I write this with the utmost bias. I came into college not having the slightest interest in joining a fraternity, and that is not because I don’t think they are beneficial or anything. They just didn’t interest me. I get it that you can make “lifelong brothers,” but as I am a twin and I also go to school/room with my twin, I don’t need another brother to live with. Hell, I don’t even like my twin brother, what makes you think I would like 50+ other “bros?"
Anyways, I am not here to bash on fraternity/sorority life; I am sure it’s tight as hell. I am here to just entertain you with some personal stories of mine as I have experienced college as a GDI. A GDI is a “God-Damn Independent" for all of you not frat folks. This term does not offend me. If anything, I use it to give my frat friends s**t. That’s the best kind of humor right, self-humiliation? If you don’t think so, then you are p***y.
One of the worst things about not being in a fraternity is storing alcoholic beverages. Being of Polish descent, I like to drink. Not like “ruin every personal relationship because I can’t put the bottle down” kind of drinking, it’s more like the “let me make a complete asshat of myself in front of everyone, puke, rally, then do it all over again” kind of drinking. Anyways, living in a dorm for the past three years has prepared me in the ways of smuggling alcohol into my room, just like Pablo Escobar trained people to shove cocaine packs up their bungholes (I swear there was no butt stuff, just elaborate hiding devices).
If you have ever seen the hit 2010 action/comedy film “The Other Guys,” starring Mark Wahlberg, then you will understand this next reference. If you have not, you were probably watching Hallmark movies with your mother. Anyways, one of the perks I have experienced with being a GDI is that I feel like I have been a part of the frat without having to actually be called a “pledge bitch”. What I mean by this is that during my freshman year, I befriended two complete losers (you guys know who you are), and as we would be doing our physics homework like a bunch of nerds, while they would also be studying their frat handbooks. I would always heckle them about joining a fraternity just because I am a complete jackass and love to give people s***.
Here comes the movie reference. In the movie, Mark Wahlberg admits to his girlfriend that he learned ballet so he could make fun of all of the other kids doing ballet. This basically sums up what I did, to a certain extent at least. I would learn all of their ways, but I would remember random facts about the fraternity that are pointless, but help me give the guys s**t. This knowledge would come in handy during a drunken escapade during Manhattan’s beloved “Fake Patty’s Day.” During the 2016 event, I wandered into the house of the frat at their Kansas State University campus, and man, was this place a s**t-hole. I wouldn’t even call this a house. Anyways, they asked me for the handshake and what chapter I was from, and boy, did I repeat the correct answer. I repeated it as fast as if I had rehearsed a lie to tell my mother why I scorched our kitchen rug in 2005.

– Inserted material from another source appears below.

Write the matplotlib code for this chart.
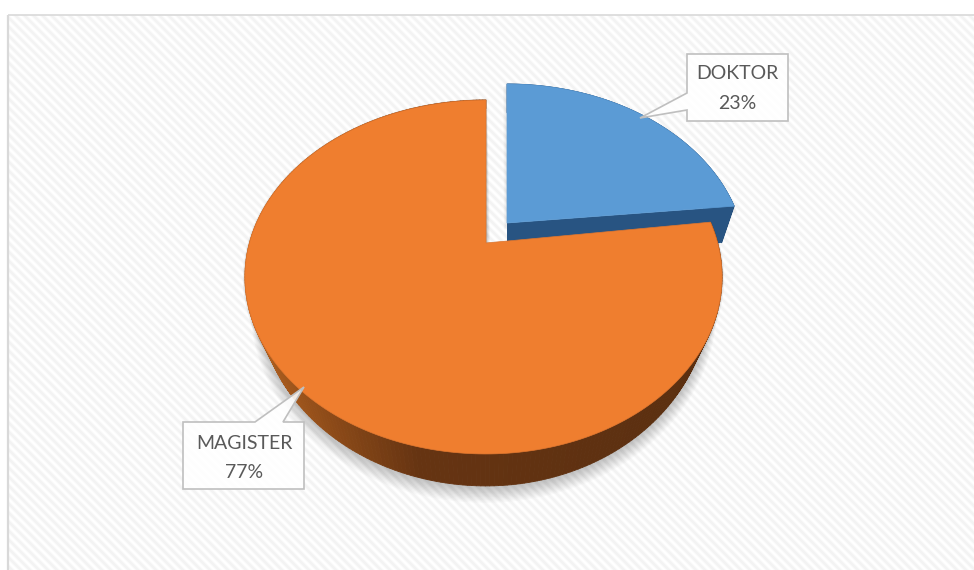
import matplotlib
matplotlib.use("Agg")
import matplotlib.pyplot as plt
from matplotlib.collections import PolyCollection
from matplotlib.colors import LinearSegmentedColormap
from matplotlib.patches import Polygon
import numpy as np

LABELS = ["DOKTOR", "MAGISTER"]
VALUES = [23, 77]
TOP_COLORS = ["#5b9bd5", "#ef7e2f"]

W, H = 974, 570
TEXT = "#595959"
BORDER = "#bfbfbf"

# tilted disc: pole and perspective of the top face, in pixels
CX, CY = 486, 243
FAR, NEAR = -123.8, 0.192
R_LEFT, R_RIGHT, R_SLICE = 236.6, 231.7, 234.5
# lower face of the extruded disc
SHRINK_X = 0.945
STRETCH_Y = 1.066
LIFT_Y = 2.0
EXPLODE = (21, -16)
SLICE_APEX_LIFT = -4
SLICE_EXTRA_DEPTH = 20

orange_side = LinearSegmentedColormap.from_list(
    "orange_side", [(0, "#b0601f"), (0.17, "#8c4a18"), (0.36, "#663412"), (1, "#5a2f10")])
blue_side = LinearSegmentedColormap.from_list(
    "blue_side", [(0, "#2a5a8c"), (1, "#26507c")])


def top_face(theta, r_right=R_RIGHT):
    # theta is clockwise from 12 o'clock
    u, v = np.sin(theta), np.cos(theta)
    d = 1 + NEAR * v
    r = np.where(u >= 0, r_right, R_LEFT)
    return CX + r * u / d, (CY + FAR * v) / d


def lower_face(x, y):
    return CX + SHRINK_X * (x - CX), STRETCH_Y * y + LIFT_Y


def outline(a, b, dx=0, dy=0, n=240, r_right=R_RIGHT):
    th = np.linspace(a, b, n)
    x, y = top_face(th, r_right)
    return x + dx, y + dy


def soft_shadow(ax, x, y, steps, spread, drop, alpha, z):
    mx, my = x.mean(), y.mean()
    for k in range(1, steps + 1):
        f = k / steps
        r = np.hypot(x - mx, y - my)
        gx = x + (x - mx) / r * spread * f
        gy = y + (y - my) / r * spread * f + drop * f
        ax.add_patch(Polygon(np.c_[gx, gy], closed=True, fc="black", ec="none",
                             alpha=alpha, zorder=z))


def draw_side(ax, a, b, cmap, dx, dy, z, r_right=R_RIGHT, extra=0, apex_lift=0):
    x, y = outline(a, b, n=300, r_right=r_right)
    lx, ly = lower_face(x, y)
    ly = ly + extra
    quads = [[(x[i] + dx, y[i] + dy), (x[i + 1] + dx, y[i + 1] + dy),
              (lx[i + 1] + dx, ly[i + 1] + dy), (lx[i] + dx, ly[i] + dy)]
             for i in range(len(x) - 1)]
    mids = np.clip((x[:-1] - 250) / 470, 0, 1)
    cols = cmap(mids)
    ax.add_collection(PolyCollection(quads, facecolors=cols, edgecolors=cols,
                                     linewidths=0.6, zorder=z))
    # back plate of the slice, down from the radial edge
    ax.add_patch(Polygon([(CX + dx, CY + dy + apex_lift), (x[-1] + dx, y[-1] + dy),
                          (lx[-1] + dx, ly[-1] + dy),
                          (CX + dx, STRETCH_Y * CY + LIFT_Y + dy + extra)],
                         closed=True, fc=cmap(0.6), ec="none", zorder=z))


def callout(ax, pts, lines, cx, cy):
    ax.add_patch(Polygon(pts, closed=True, fc=(1, 1, 1, 0.88), ec=BORDER, lw=1.2,
                         joinstyle="miter", zorder=8))
    ax.text(cx, cy, "\n".join(lines), ha="center", va="center", color=TEXT,
            fontsize=14, family=["Lato", "DejaVu Sans"], linespacing=1.92, zorder=9)


def main():
    fig = plt.figure(figsize=(W / 100, H / 100), dpi=100, facecolor="white")
    ax = fig.add_axes([0, 0, 1, 1])
    ax.axis("off")

    # diagonal stripes of the plot background
    gx, gy = np.meshgrid(np.arange(8, W) + 0.5, np.arange(15, H) + 0.5)
    stripes = 1 - 0.05 * (0.5 + 0.5 * np.cos(2 * np.pi * (gx - gy) / 9))
    ax.imshow(stripes, extent=(8, W, H, 15), cmap="gray", vmin=0, vmax=1,
              interpolation="bilinear", aspect="auto", zorder=0)
    ax.set_xlim(0, W)
    ax.set_ylim(H, 0)
    ax.plot([8, 8], [15, H], color="#d9d9d9", lw=1.6, solid_capstyle="butt", zorder=1)
    ax.plot([8, W], [15, 15], color="#d9d9d9", lw=1.2, solid_capstyle="butt", zorder=1)

    total = sum(VALUES)
    split = 2 * np.pi * VALUES[0] / total
    dx, dy = EXPLODE

    # shadows under the disc and the pulled-out slice
    ox, oy = outline(split, 2 * np.pi)
    ox = np.r_[CX, ox]
    oy = np.r_[CY, oy]
    lx, ly = lower_face(ox, oy)
    soft_shadow(ax, lx, ly, 12, 8, 9, 0.02, 2)
    soft_shadow(ax, ox, oy, 2, 2, 1, 0.05, 2)
    bx, by = outline(0, split, dx, dy, r_right=R_SLICE)
    bx = np.r_[CX + dx, bx]
    by = np.r_[CY + dy + SLICE_APEX_LIFT, by]
    soft_shadow(ax, bx, by, 4, 4, 4, 0.025, 2)

    draw_side(ax, 0, split, blue_side, dx, dy, 3, r_right=R_SLICE,
              extra=SLICE_EXTRA_DEPTH, apex_lift=SLICE_APEX_LIFT)
    ax.add_patch(Polygon(np.c_[bx, by], closed=True, fc=TOP_COLORS[0], ec=TOP_COLORS[0],
                         lw=0.5, zorder=4))

    draw_side(ax, split, 2 * np.pi, orange_side, 0, 0, 5)
    ax.add_patch(Polygon(np.c_[ox, oy], closed=True,
                         fc=TOP_COLORS[1], ec="#e0762e", lw=0.5, zorder=6))

    callout(ax, [(687, 54), (788, 54), (788, 121), (687, 121), (687, 110), (640, 118), (687, 93)],
            [LABELS[0], f"{VALUES[0] / total:.0%}"], 737.5, 88.5)
    callout(ax, [(183, 422), (255, 422), (304, 387), (283, 422), (304, 422), (304, 489), (183, 489)],
            [LABELS[1], f"{VALUES[1] / total:.0%}"], 244, 458)

    fig.savefig("out.png", dpi=100, facecolor="white")


if __name__ == "__main__":
    main()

The other great thing about not having to pledge a fraternity here at Baker University is the parties. Since a bunch of the soccer guys are all in the same house, most of us guys are allowed to party to our hearts desire (or until we puke in someone’s room). This always give us a venue to attempt to woo a girl and to most likely get shutdown. Either way, I always have a great time consuming a liver-damaging beverage while having a few laughs with a bunch of great people.
Basically I just wrote this because I wanted to let you know I am comparable to a jackass of a character from an action/comedy film, and that I have at least two friends. Now you can take my experience with a grain of salt or pepper (I don’t know which seasoning you like, and I don’t really care). Whatever you end up doing with your college experience, I don’t really care, you are still a jabroni, and my life will still be just as s**tty.